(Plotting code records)
↓

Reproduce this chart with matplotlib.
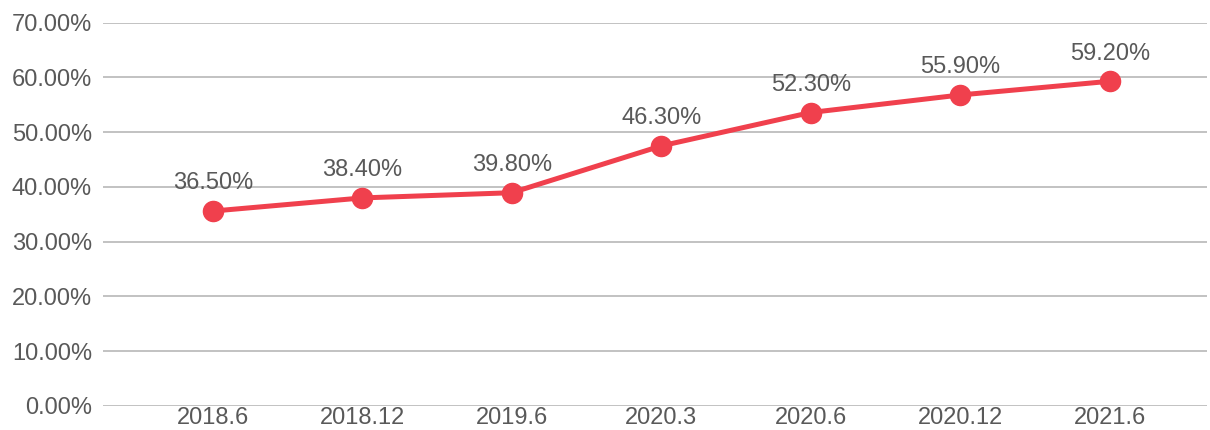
import matplotlib
matplotlib.use("Agg")
import matplotlib.pyplot as plt
from matplotlib.ticker import FuncFormatter

categories = ["2018.6", "2018.12", "2019.6", "2020.3", "2020.6", "2020.12", "2021.6"]
values = [35.6, 38.0, 38.95, 47.5, 53.6, 56.8, 59.3]
value_labels = ["36.50%", "38.40%", "39.80%", "46.30%", "52.30%", "55.90%", "59.20%"]
y_ticks = [0, 10, 20, 30, 40, 50, 60, 70]

plt.rcParams['font.family'] = ['Liberation Sans', 'DejaVu Sans']

fig = plt.figure(figsize=(12.1, 4.3), dpi=100)
ax = fig.add_axes([103 / 1210, 1 - 406 / 430, (1207 - 103) / 1210, (406 - 22.7) / 430])

x = list(range(len(categories)))
line_color = "#f0404d"
ax.plot(x, values, color=line_color, linewidth=3.6, marker="o", markersize=14.5,
        markerfacecolor=line_color, markeredgecolor=line_color, zorder=3, clip_on=False)

for xi, v, lab in zip(x, values, value_labels):
    ax.annotate(lab, (xi, v), xytext=(0, 20), textcoords="offset points",
                ha="center", va="center", fontsize=17, color="#595959")

ax.set_xlim(-0.734, 6.651)
ax.set_ylim(0, 70)
ax.set_yticks(y_ticks)
ax.yaxis.set_major_formatter(FuncFormatter(lambda v, p: f"{v:.2f}%"))
ax.set_xticks(x)
ax.set_xticklabels(categories)
ax.grid(axis="y", color="#bdbdbd", linewidth=1.3)
ax.set_axisbelow(True)
for s in ax.spines.values():
    s.set_visible(False)
ax.tick_params(axis="both", length=0, labelsize=17, labelcolor="#595959")
ax.tick_params(axis="y", pad=8)
ax.tick_params(axis="x", pad=0.5)

fig.savefig("out.png", dpi=100, facecolor="white")
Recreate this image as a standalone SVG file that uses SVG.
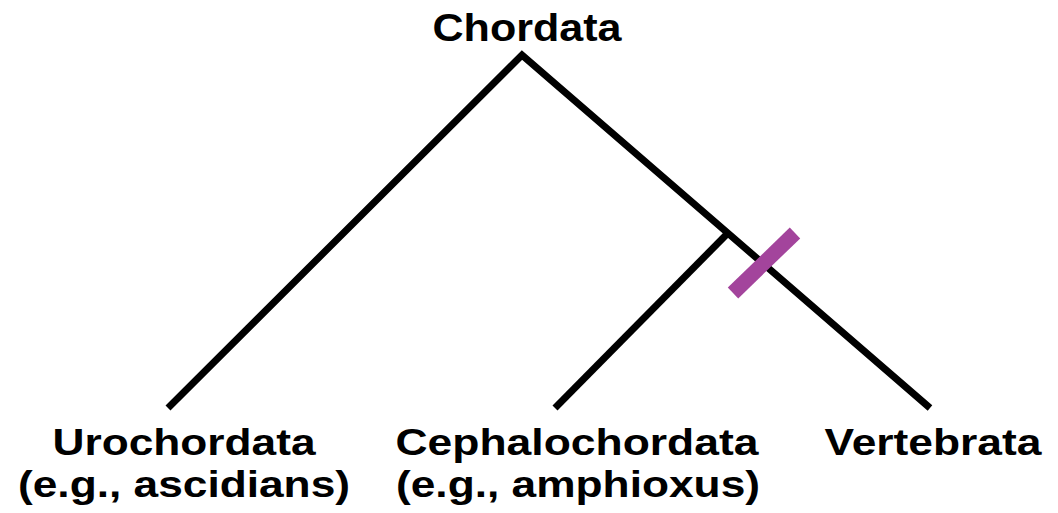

↑

Work to do → Copy each line exactly, and leave the pictures out of your copy.

Written solution →
Reproduce this chart with matplotlib.
import matplotlib
matplotlib.use("Agg")
import matplotlib.pyplot as plt
from matplotlib.ticker import FuncFormatter

categories = ["2018.6", "2018.12", "2019.6", "2020.3", "2020.6", "2020.12", "2021.6"]
values = [35.6, 38.0, 38.95, 47.5, 53.6, 56.8, 59.3]
value_labels = ["36.50%", "38.40%", "39.80%", "46.30%", "52.30%", "55.90%", "59.20%"]
y_ticks = [0, 10, 20, 30, 40, 50, 60, 70]

plt.rcParams['font.family'] = ['Liberation Sans', 'DejaVu Sans']

fig = plt.figure(figsize=(12.1, 4.3), dpi=100)
ax = fig.add_axes([103 / 1210, 1 - 406 / 430, (1207 - 103) / 1210, (406 - 22.7) / 430])

x = list(range(len(categories)))
line_color = "#f0404d"
ax.plot(x, values, color=line_color, linewidth=3.6, marker="o", markersize=14.5,
        markerfacecolor=line_color, markeredgecolor=line_color, zorder=3, clip_on=False)

for xi, v, lab in zip(x, values, value_labels):
    ax.annotate(lab, (xi, v), xytext=(0, 20), textcoords="offset points",
                ha="center", va="center", fontsize=17, color="#595959")

ax.set_xlim(-0.734, 6.651)
ax.set_ylim(0, 70)
ax.set_yticks(y_ticks)
ax.yaxis.set_major_formatter(FuncFormatter(lambda v, p: f"{v:.2f}%"))
ax.set_xticks(x)
ax.set_xticklabels(categories)
ax.grid(axis="y", color="#bdbdbd", linewidth=1.3)
ax.set_axisbelow(True)
for s in ax.spines.values():
    s.set_visible(False)
ax.tick_params(axis="both", length=0, labelsize=17, labelcolor="#595959")
ax.tick_params(axis="y", pad=8)
ax.tick_params(axis="x", pad=0.5)

fig.savefig("out.png", dpi=100, facecolor="white")
Recreate this image as a standalone SVG file that uses SVG.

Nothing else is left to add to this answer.